Pihak TNI mengatakan, misi bantuan yang diberikan Indonesia ke Gaza dilakukan bersama negara-negara lain yang dipimpin oleh angkatan udara Yordania.
"Momentum Hari Kemerdekaan tidak hanya kita rayakan dengan upacara, tetapi juga dengan aksi nyata kemanusiaan. Semoga bantuan ini dapat meringankan beban saudara-saudara kita di Gaza," ujar Kolonel Pnb Puguh Julianto selaku komandan misi.
"Melalui metode airdrop, bantuan dapat menjangkau wilayah-wilayah yang sulit ditembus melalui jalur darat," tambahnya.
Selain memberikan bantuan lewat udara, Indonesia juga pernah mencoba mengirimkan bantuan ke Rafah, bersama dengan lembaga amal Mesir.
Mokhamad Mahdum dari Badan Zakat Nasional Indonesia (BAZNAS), mengatakan bahwa misi tersebut "tidak mudah" karena keamanan dan peraturan di sekitar perbatasan yang berada di bawah kendali militer Israel.

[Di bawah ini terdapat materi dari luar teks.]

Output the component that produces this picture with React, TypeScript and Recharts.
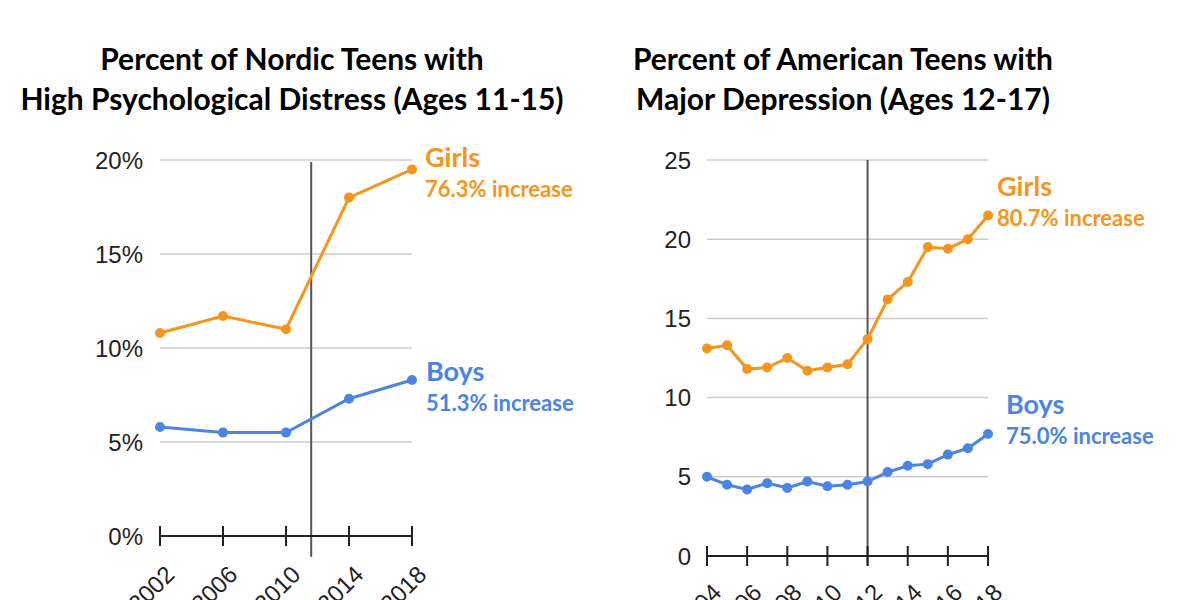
import { LineChart, Line, XAxis, YAxis, CartesianGrid, ReferenceLine } from "recharts";

const nordicYears = [2002, 2006, 2010, 2014, 2018];
const nordicGirls = [10.8, 11.7, 11.0, 18.0, 19.5];
const nordicBoys = [5.8, 5.5, 5.5, 7.3, 8.3];
const nordicYTicks = [0, 5, 10, 15, 20];

const usYears = [2004, 2005, 2006, 2007, 2008, 2009, 2010, 2011, 2012, 2013, 2014, 2015, 2016, 2017, 2018];
const usGirls = [13.1, 13.3, 11.8, 11.9, 12.5, 11.7, 11.9, 12.1, 13.7, 16.2, 17.3, 19.5, 19.4, 20.0, 21.5];
const usBoys = [5.0, 4.5, 4.2, 4.6, 4.3, 4.7, 4.4, 4.5, 4.7, 5.3, 5.7, 5.8, 6.4, 6.8, 7.7];
const usXTicks = [2004, 2006, 2008, 2010, 2012, 2014, 2016, 2018];
const usYTicks = [0, 5, 10, 15, 20, 25];

const nordicData = nordicYears.map((year, i) => ({ year, girls: nordicGirls[i], boys: nordicBoys[i] }));
const usData = usYears.map((year, i) => ({ year, girls: usGirls[i], boys: usBoys[i] }));

const ORANGE = "#f6941c";
const BLUE = "#4a84e4";
const INK = "#222";
const tickFont = "'Liberation Sans', Arial, sans-serif";
const titleFont = "Lato, 'Open Sans', sans-serif";

const XTick = (props: any) => {
  const { x, y, payload, dy = 0 } = props;
  const ax = x + 16;
  const ay = y + 40 + dy;
  return (
    <g>
      <line x1={x} x2={x} y1={y - 10} y2={y + 10} stroke={INK} strokeWidth={2} />
      <text
        x={ax}
        y={ay}
        transform={`rotate(-45 ${ax} ${ay})`}
        textAnchor="end"
        fontFamily={tickFont}
        fontSize={24}
        fill={INK}
      >
        {payload.value}
      </text>
    </g>
  );
};

const title: React.CSSProperties = {
  position: "absolute",
  width: 600,
  textAlign: "center",
  fontFamily: titleFont,
  fontWeight: 700,
  fontSize: 30,
  lineHeight: "40px",
  color: "#000",
};

const label = (color: string, left: number, top: number, big: string, small: string) => (
  <div style={{ position: "absolute", left, top, color, fontFamily: titleFont, fontWeight: 700 }}>
    <div style={{ fontSize: 27, lineHeight: "32px" }}>{big}</div>
    <div style={{ fontSize: 22, lineHeight: "32px" }}>{small}</div>
  </div>
);

export default function App() {
  return (
    <div style={{ position: "absolute", left: 0, top: 0, width: 1200, height: 600, background: "#fff", overflow: "hidden" }}>
      <div style={{ ...title, left: -8, top: 38 }}>
        Percent of Nordic Teens with
        <br />
        High Psychological Distress (Ages 11-15)
      </div>
      <div style={{ ...title, left: 543, top: 38 }}>
        Percent of American Teens with
        <br />
        Major Depression (Ages 12-17)
      </div>

      <div style={{ position: "absolute", left: 0, top: 0 }}>
        <LineChart width={600} height={600} data={nordicData} margin={{ top: 160, right: 188, bottom: 34, left: 100 }}>
          <CartesianGrid vertical={false} stroke="#cccccc" strokeWidth={1.5} />
          <XAxis
            dataKey="year"
            type="number"
            domain={[2002, 2018]}
            ticks={nordicYears}
            height={30}
            tickSize={0}
            tickMargin={0}
            tickLine={false}
            axisLine={{ stroke: INK, strokeWidth: 2 }}
            tick={<XTick />}
          />
          <YAxis
            domain={[0, 20]}
            ticks={nordicYTicks}
            width={60}
            axisLine={false}
            tickLine={false}
            tickSize={0}
            tickMargin={17}
            tickFormatter={(v: number) => `${v}%`}
            tick={{ fill: INK, fontSize: 24, fontFamily: tickFont }}
          />
          <ReferenceLine
            segment={[{ x: 2011.6, y: 19.9 }, { x: 2011.6, y: -1.1 }]}
            stroke="#555"
            strokeWidth={2}
            ifOverflow="visible"
          />
          <Line dataKey="girls" stroke={ORANGE} strokeWidth={3} dot={{ r: 3.5, fill: ORANGE, stroke: ORANGE }} isAnimationActive={false} />
          <Line dataKey="boys" stroke={BLUE} strokeWidth={3} dot={{ r: 3.5, fill: BLUE, stroke: BLUE }} isAnimationActive={false} />
        </LineChart>
      </div>

      <div style={{ position: "absolute", left: 600, top: 0 }}>
        <LineChart width={600} height={600} data={usData} margin={{ top: 160, right: 212, bottom: 14, left: 47 }}>
          <CartesianGrid vertical={false} stroke="#cccccc" strokeWidth={1.5} />
          <XAxis
            dataKey="year"
            type="number"
            domain={[2004, 2018]}
            ticks={usXTicks}
            height={30}
            tickSize={0}
            tickMargin={0}
            tickLine={false}
            axisLine={{ stroke: INK, strokeWidth: 2 }}
            tick={<XTick dy={-2} />}
          />
          <YAxis
            domain={[0, 25]}
            ticks={usYTicks}
            width={60}
            axisLine={false}
            tickLine={false}
            tickSize={0}
            tickMargin={16}
            tick={{ fill: INK, fontSize: 24, fontFamily: tickFont }}
          />
          <ReferenceLine
            segment={[{ x: 2012, y: 25 }, { x: 2012, y: -0.6 }]}
            stroke="#555"
            strokeWidth={2}
            ifOverflow="visible"
          />
          <Line dataKey="girls" stroke={ORANGE} strokeWidth={3} dot={{ r: 3.5, fill: ORANGE, stroke: ORANGE }} isAnimationActive={false} />
          <Line dataKey="boys" stroke={BLUE} strokeWidth={3} dot={{ r: 3.5, fill: BLUE, stroke: BLUE }} isAnimationActive={false} />
        </LineChart>
      </div>

      {label(ORANGE, 425, 141, "Girls", "76.3% increase")}
      {label(BLUE, 426, 355, "Boys", "51.3% increase")}
      {label(ORANGE, 997, 170, "Girls", "80.7% increase")}
      {label(BLUE, 1006, 388, "Boys", "75.0% increase")}
    </div>
  );
}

Tiga dari lima truk yang membawa bantuan dari Indonesia diizinkan masuk, sedangkan dua lainnya masih menunggu izin, ujar Mokhamad dalam keterangan resmi BAZNAS.
Setidaknya setengah juta orang di Gaza dalam kondisi di ambang kelaparan dan sisanya mengalami kelaparan tingkat darurat akibat aksi militer yang dilakukan Israel di Jalur Gaza, menurut Program Pangan Dunia.
Meskipun tekanan internasional semakin meningkat untuk mengakhiri perang di Gaza dan meningkatkan pengiriman bantuan, Israel terus menyangkal jika mereka sengaja membuat warga Gaza kelaparan.
Namun, Amra Lee, peneliti Australian National University (ANU) yang juga mantan penasihat PBB untuk bantuan kemanusiaan dan resolusi konflik, mengkritik pengiriman bantuan melalui udara karena sifatnya yang "pencitraan" dan "tidak efisien".
"Pada dasarnya tidak aman karena cara bantuan tersebut dilempar, juga sangat tidak bermartabat dan tidak efisien," ujarnya kepada ABC Radio National.
"Yang dibutuhkan adalah bantuan berskala besar untuk mencapai Jalur Gaza dan juga dukungan khusus bagi anak-anak dan perempuan yang mengalami kekurangan gizi akut."
Amra mengatakan, bantuan udara terlihat bagus, tetapi tidak memberikan hasil yang memadai.
"Bantuan udara sangat, sangat visual, saya pikir bantuan tersebut membuat seolah-olah kita sedang melakukan sesuatu, tapi bantuan tersebut tidak dapat memberikan pasokan yang dibutuhkan, dan tidak dapat memastikan jika yang mendapatkannya adalah orang-orang yang paling rentan," ujar Amra.
Amra mengatakan, negara-negara dan komunitas internasional harusnya bisa lebih menekan Israel agar membiarkan bantuan dalam skala besar bisa masuk, yang dibutuhkan untuk mencegah kelaparan masal di Gaza.
Mendesak sanksi yang lebih kuat
Indonesia sudah lama menjadi pendukung Palestina, terutama dalam mengirim bantuan kemanusiaan.
Namun, Indonesia harusnya bisa berbuat lebih banyak untuk mengakhiri apartheid yang dilakukan Israel, menurut Muhammad Zulfikar Rakhmat, dari Centre of Economic and Law Studies (CELIOS) di Jakarta.
"Alasan Indonesia belum mengambil sikap yang lebih tegas kemungkinan besar karena kombinasi berbagai faktor," kata Dr Zulfikar.
"Indonesia butuh mempertahankan hubungan diplomatik dengan negara-negara kekuatan lain, kompleksitas geopolitik regional, dan kekhawatiran tentang potensi dampak memusuhi Israel dari sekutu-sekutunya."
Ia mengatakan, Indonesia seharusnya bisa lebih mendorong penerapan sanksi yang lebih keras terhadap Israel sambil mengadvokasi menuju perdamaian yang lebih adil dan langgeng.
Dua pekan lalu, Pemerintah Indonesia di bawah pimpinan Presiden Prabowo Subianto dikecam setelah mengumumkan rencana untuk menggunakan Pulau Galang yang tidak berpenghuni dekat Singapura untuk merawat 2.000 warga Palestina yang terluka akibat serangan Israel di Gaza.
Mereka yang mengecam mengatakan rencana tersebut malah sejalan dengan pernyataan Presiden Donald Trump awal tahun ini yang mengatakan Amerika Serikat dapat mengambil alih kendali Gaza dan mengubahnya menjadi "Riviera Timur Tengah."
Dengan rencana tersebut, warga Palestina tidak akan dapat kembali ke tanah kelahirannya, yakni Gaza.